Written request: Write out the material exactly. Do not include the pictures.

Start of Source material

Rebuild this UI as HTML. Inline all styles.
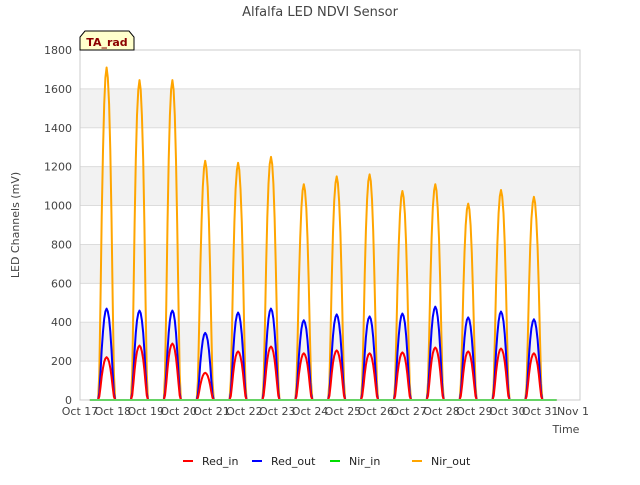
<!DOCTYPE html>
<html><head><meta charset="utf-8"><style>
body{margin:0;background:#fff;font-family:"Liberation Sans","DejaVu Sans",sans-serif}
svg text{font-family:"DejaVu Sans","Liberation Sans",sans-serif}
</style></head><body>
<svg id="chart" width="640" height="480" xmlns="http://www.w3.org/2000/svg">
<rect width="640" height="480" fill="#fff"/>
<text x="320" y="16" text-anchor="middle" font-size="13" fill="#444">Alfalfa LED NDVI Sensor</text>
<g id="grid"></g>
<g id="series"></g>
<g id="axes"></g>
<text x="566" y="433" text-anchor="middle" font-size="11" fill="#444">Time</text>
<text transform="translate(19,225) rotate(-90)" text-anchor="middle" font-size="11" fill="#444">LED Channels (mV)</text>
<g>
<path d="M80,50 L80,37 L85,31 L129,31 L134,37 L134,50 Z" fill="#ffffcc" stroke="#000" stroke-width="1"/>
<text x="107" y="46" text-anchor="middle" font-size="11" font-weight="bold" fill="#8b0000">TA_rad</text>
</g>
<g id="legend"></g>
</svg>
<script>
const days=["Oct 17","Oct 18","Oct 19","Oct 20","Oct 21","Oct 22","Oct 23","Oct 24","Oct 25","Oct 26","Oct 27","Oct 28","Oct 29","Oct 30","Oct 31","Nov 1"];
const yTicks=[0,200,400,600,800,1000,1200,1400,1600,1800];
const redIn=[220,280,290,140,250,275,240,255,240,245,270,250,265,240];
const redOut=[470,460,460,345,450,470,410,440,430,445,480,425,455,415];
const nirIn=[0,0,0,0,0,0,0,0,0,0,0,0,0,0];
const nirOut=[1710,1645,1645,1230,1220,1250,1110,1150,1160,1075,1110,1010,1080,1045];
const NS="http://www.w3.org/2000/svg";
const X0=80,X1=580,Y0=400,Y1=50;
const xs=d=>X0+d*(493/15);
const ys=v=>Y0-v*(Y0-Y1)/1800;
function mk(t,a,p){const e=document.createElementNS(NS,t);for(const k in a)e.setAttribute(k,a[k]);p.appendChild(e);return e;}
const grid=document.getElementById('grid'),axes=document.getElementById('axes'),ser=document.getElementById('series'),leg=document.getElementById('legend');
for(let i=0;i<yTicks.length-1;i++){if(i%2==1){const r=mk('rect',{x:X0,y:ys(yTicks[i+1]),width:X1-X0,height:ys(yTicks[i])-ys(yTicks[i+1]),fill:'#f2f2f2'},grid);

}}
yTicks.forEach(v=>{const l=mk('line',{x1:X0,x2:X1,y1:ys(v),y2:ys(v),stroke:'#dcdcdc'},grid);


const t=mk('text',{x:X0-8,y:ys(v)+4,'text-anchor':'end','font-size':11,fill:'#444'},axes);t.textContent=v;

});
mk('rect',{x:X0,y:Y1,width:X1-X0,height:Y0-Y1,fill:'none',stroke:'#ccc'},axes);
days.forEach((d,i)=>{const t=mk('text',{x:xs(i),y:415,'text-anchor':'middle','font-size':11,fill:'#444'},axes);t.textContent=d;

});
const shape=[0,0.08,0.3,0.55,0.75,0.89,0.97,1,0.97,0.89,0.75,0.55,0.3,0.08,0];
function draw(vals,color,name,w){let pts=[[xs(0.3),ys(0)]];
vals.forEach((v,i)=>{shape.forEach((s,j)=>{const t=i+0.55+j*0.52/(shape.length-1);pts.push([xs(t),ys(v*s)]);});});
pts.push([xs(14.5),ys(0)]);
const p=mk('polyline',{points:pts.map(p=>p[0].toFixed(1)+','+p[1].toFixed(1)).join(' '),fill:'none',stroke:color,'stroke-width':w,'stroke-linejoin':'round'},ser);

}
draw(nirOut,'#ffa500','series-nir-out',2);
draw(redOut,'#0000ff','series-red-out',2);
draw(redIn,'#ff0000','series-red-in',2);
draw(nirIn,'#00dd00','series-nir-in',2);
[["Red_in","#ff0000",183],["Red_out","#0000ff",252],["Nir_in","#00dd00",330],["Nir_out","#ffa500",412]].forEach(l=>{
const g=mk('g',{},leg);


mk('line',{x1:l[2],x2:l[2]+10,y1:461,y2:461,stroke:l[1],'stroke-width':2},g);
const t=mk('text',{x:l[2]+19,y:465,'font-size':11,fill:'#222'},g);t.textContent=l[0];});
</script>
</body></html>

End of Source material

Full solution:
Rebuild this UI as HTML. Inline all styles.
<!DOCTYPE html>
<html><head><meta charset="utf-8"><style>
body{margin:0;background:#fff;font-family:"Liberation Sans","DejaVu Sans",sans-serif}
svg text{font-family:"DejaVu Sans","Liberation Sans",sans-serif}
</style></head><body>
<svg id="chart" width="640" height="480" xmlns="http://www.w3.org/2000/svg">
<rect width="640" height="480" fill="#fff"/>
<text x="320" y="16" text-anchor="middle" font-size="13" fill="#444">Alfalfa LED NDVI Sensor</text>
<g id="grid"></g>
<g id="series"></g>
<g id="axes"></g>
<text x="566" y="433" text-anchor="middle" font-size="11" fill="#444">Time</text>
<text transform="translate(19,225) rotate(-90)" text-anchor="middle" font-size="11" fill="#444">LED Channels (mV)</text>
<g>
<path d="M80,50 L80,37 L85,31 L129,31 L134,37 L134,50 Z" fill="#ffffcc" stroke="#000" stroke-width="1"/>
<text x="107" y="46" text-anchor="middle" font-size="11" font-weight="bold" fill="#8b0000">TA_rad</text>
</g>
<g id="legend"></g>
</svg>
<script>
const days=["Oct 17","Oct 18","Oct 19","Oct 20","Oct 21","Oct 22","Oct 23","Oct 24","Oct 25","Oct 26","Oct 27","Oct 28","Oct 29","Oct 30","Oct 31","Nov 1"];
const yTicks=[0,200,400,600,800,1000,1200,1400,1600,1800];
const redIn=[220,280,290,140,250,275,240,255,240,245,270,250,265,240];
const redOut=[470,460,460,345,450,470,410,440,430,445,480,425,455,415];
const nirIn=[0,0,0,0,0,0,0,0,0,0,0,0,0,0];
const nirOut=[1710,1645,1645,1230,1220,1250,1110,1150,1160,1075,1110,1010,1080,1045];
const NS="http://www.w3.org/2000/svg";
const X0=80,X1=580,Y0=400,Y1=50;
const xs=d=>X0+d*(493/15);
const ys=v=>Y0-v*(Y0-Y1)/1800;
function mk(t,a,p){const e=document.createElementNS(NS,t);for(const k in a)e.setAttribute(k,a[k]);p.appendChild(e);return e;}
const grid=document.getElementById('grid'),axes=document.getElementById('axes'),ser=document.getElementById('series'),leg=document.getElementById('legend');
for(let i=0;i<yTicks.length-1;i++){if(i%2==1){const r=mk('rect',{x:X0,y:ys(yTicks[i+1]),width:X1-X0,height:ys(yTicks[i])-ys(yTicks[i+1]),fill:'#f2f2f2'},grid);

}}
yTicks.forEach(v=>{const l=mk('line',{x1:X0,x2:X1,y1:ys(v),y2:ys(v),stroke:'#dcdcdc'},grid);


const t=mk('text',{x:X0-8,y:ys(v)+4,'text-anchor':'end','font-size':11,fill:'#444'},axes);t.textContent=v;

});
mk('rect',{x:X0,y:Y1,width:X1-X0,height:Y0-Y1,fill:'none',stroke:'#ccc'},axes);
days.forEach((d,i)=>{const t=mk('text',{x:xs(i),y:415,'text-anchor':'middle','font-size':11,fill:'#444'},axes);t.textContent=d;

});
const shape=[0,0.08,0.3,0.55,0.75,0.89,0.97,1,0.97,0.89,0.75,0.55,0.3,0.08,0];
function draw(vals,color,name,w){let pts=[[xs(0.3),ys(0)]];
vals.forEach((v,i)=>{shape.forEach((s,j)=>{const t=i+0.55+j*0.52/(shape.length-1);pts.push([xs(t),ys(v*s)]);});});
pts.push([xs(14.5),ys(0)]);
const p=mk('polyline',{points:pts.map(p=>p[0].toFixed(1)+','+p[1].toFixed(1)).join(' '),fill:'none',stroke:color,'stroke-width':w,'stroke-linejoin':'round'},ser);

}
draw(nirOut,'#ffa500','series-nir-out',2);
draw(redOut,'#0000ff','series-red-out',2);
draw(redIn,'#ff0000','series-red-in',2);
draw(nirIn,'#00dd00','series-nir-in',2);
[["Red_in","#ff0000",183],["Red_out","#0000ff",252],["Nir_in","#00dd00",330],["Nir_out","#ffa500",412]].forEach(l=>{
const g=mk('g',{},leg);


mk('line',{x1:l[2],x2:l[2]+10,y1:461,y2:461,stroke:l[1],'stroke-width':2},g);
const t=mk('text',{x:l[2]+19,y:465,'font-size':11,fill:'#222'},g);t.textContent=l[0];});
</script>
</body></html>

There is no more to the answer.